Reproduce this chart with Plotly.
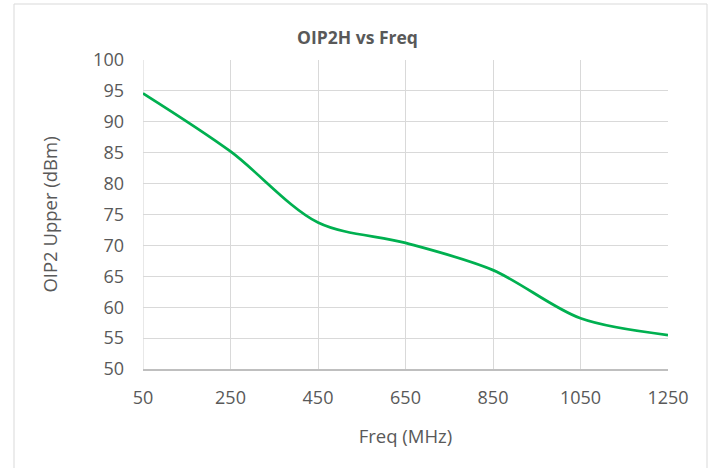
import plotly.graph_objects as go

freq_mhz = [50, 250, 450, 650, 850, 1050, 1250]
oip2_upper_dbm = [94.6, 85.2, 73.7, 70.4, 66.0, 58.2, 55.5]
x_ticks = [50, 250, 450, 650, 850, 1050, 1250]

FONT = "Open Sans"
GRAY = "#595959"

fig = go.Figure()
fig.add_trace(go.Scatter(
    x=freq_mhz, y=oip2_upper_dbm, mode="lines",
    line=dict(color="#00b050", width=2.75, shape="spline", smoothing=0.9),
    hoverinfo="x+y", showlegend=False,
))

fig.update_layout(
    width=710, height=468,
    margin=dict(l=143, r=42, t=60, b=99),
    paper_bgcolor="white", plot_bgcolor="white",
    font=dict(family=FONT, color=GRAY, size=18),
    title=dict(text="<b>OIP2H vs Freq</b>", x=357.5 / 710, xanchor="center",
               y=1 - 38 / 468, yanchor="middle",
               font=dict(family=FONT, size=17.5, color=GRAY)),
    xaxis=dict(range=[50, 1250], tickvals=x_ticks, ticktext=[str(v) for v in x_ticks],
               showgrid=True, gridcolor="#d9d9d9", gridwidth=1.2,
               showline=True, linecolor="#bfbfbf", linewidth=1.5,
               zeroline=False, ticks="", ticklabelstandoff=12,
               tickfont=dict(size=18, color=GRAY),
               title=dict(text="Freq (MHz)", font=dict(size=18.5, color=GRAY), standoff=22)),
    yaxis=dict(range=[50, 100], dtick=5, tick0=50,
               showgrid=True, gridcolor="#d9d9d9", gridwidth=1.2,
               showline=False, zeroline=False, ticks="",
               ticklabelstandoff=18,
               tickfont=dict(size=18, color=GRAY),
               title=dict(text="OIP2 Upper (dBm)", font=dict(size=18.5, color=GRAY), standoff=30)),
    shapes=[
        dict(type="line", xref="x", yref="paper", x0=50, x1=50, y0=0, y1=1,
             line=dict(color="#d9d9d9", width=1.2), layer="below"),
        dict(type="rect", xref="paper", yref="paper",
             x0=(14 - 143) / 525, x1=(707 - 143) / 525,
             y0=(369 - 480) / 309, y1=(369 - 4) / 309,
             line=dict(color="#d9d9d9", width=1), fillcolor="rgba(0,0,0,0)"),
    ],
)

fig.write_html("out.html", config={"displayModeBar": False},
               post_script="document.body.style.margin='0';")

_ _ _ _ _

## EXERCISE AIM
Exclude the pictures. Write out the remaining data exactly.

## EXERCISE RESPONSE
Reproduce this chart with Plotly.
import plotly.graph_objects as go

freq_mhz = [50, 250, 450, 650, 850, 1050, 1250]
oip2_upper_dbm = [94.6, 85.2, 73.7, 70.4, 66.0, 58.2, 55.5]
x_ticks = [50, 250, 450, 650, 850, 1050, 1250]

FONT = "Open Sans"
GRAY = "#595959"

fig = go.Figure()
fig.add_trace(go.Scatter(
    x=freq_mhz, y=oip2_upper_dbm, mode="lines",
    line=dict(color="#00b050", width=2.75, shape="spline", smoothing=0.9),
    hoverinfo="x+y", showlegend=False,
))

fig.update_layout(
    width=710, height=468,
    margin=dict(l=143, r=42, t=60, b=99),
    paper_bgcolor="white", plot_bgcolor="white",
    font=dict(family=FONT, color=GRAY, size=18),
    title=dict(text="<b>OIP2H vs Freq</b>", x=357.5 / 710, xanchor="center",
               y=1 - 38 / 468, yanchor="middle",
               font=dict(family=FONT, size=17.5, color=GRAY)),
    xaxis=dict(range=[50, 1250], tickvals=x_ticks, ticktext=[str(v) for v in x_ticks],
               showgrid=True, gridcolor="#d9d9d9", gridwidth=1.2,
               showline=True, linecolor="#bfbfbf", linewidth=1.5,
               zeroline=False, ticks="", ticklabelstandoff=12,
               tickfont=dict(size=18, color=GRAY),
               title=dict(text="Freq (MHz)", font=dict(size=18.5, color=GRAY), standoff=22)),
    yaxis=dict(range=[50, 100], dtick=5, tick0=50,
               showgrid=True, gridcolor="#d9d9d9", gridwidth=1.2,
               showline=False, zeroline=False, ticks="",
               ticklabelstandoff=18,
               tickfont=dict(size=18, color=GRAY),
               title=dict(text="OIP2 Upper (dBm)", font=dict(size=18.5, color=GRAY), standoff=30)),
    shapes=[
        dict(type="line", xref="x", yref="paper", x0=50, x1=50, y0=0, y1=1,
             line=dict(color="#d9d9d9", width=1.2), layer="below"),
        dict(type="rect", xref="paper", yref="paper",
             x0=(14 - 143) / 525, x1=(707 - 143) / 525,
             y0=(369 - 480) / 309, y1=(369 - 4) / 309,
             line=dict(color="#d9d9d9", width=1), fillcolor="rgba(0,0,0,0)"),
    ],
)

fig.write_html("out.html", config={"displayModeBar": False},
               post_script="document.body.style.margin='0';")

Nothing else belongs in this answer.